Тушь, красные фонари, звон мечей — «Мулан» объявляет о своей китайскости ещё до того, как история толком начинается. Фильм с первого взгляда кажется пришедшим из китайской культуры. Но если смотреть не на поверхность, а на то, как устроен сам рассказ, там очень знакомый для американского зрителя каркас. Настолько знакомый, что за каллиграфией он почти не бросается в глаза.
Суть, пожалуй, в этом: «Мулан» воспринимается как китайская история в основном из-за оформления, а не из-за внутреннего устройства. Визуально здесь всё работает на нужное впечатление: композиции как со свитков, драконьи образы, придворные ритуалы. Зато сценарий движется по жёсткой и привычной схеме: три акта, путь героя, шутки с ритмом классической американской анимации. Честь и долг перед семьёй подаются как китайские ценности, но сам путь героини ведёт не к согласию с общим порядком, а к личному раскрытию. Сцена со свахой, семейное святилище предков — всё это задаёт местный колорит. А дальше идут удары сюжета, которые легко узнать: отказ, маскировка, обучение, провал, возвращение.

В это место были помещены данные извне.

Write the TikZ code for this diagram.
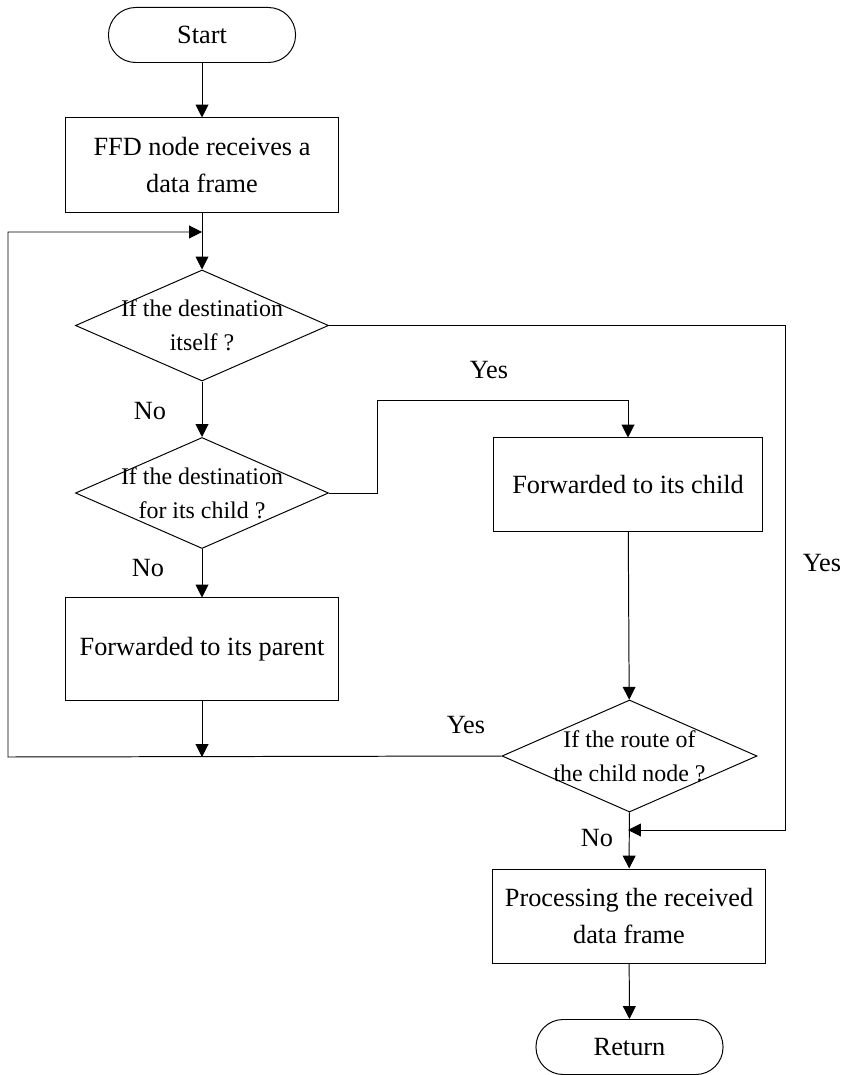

Ещё любопытнее то, как фильм решает тему личности. Вместо более гибкой фольклорной логики, где важны роли, связи и восстановление общего равновесия, здесь Мулан делают исключительной фигурой, которая ломает систему личной смелостью и находчивостью. Песни тоже сдвигают смысл: сыновняя почтительность и верность превращаются почти в эстрадные признания о верности самой себе. В итоге до американского зрителя доходит не столько китайский способ рассказывать историю, сколько культурная оболочка, надетая на сценарий, который думает и говорит по-западному.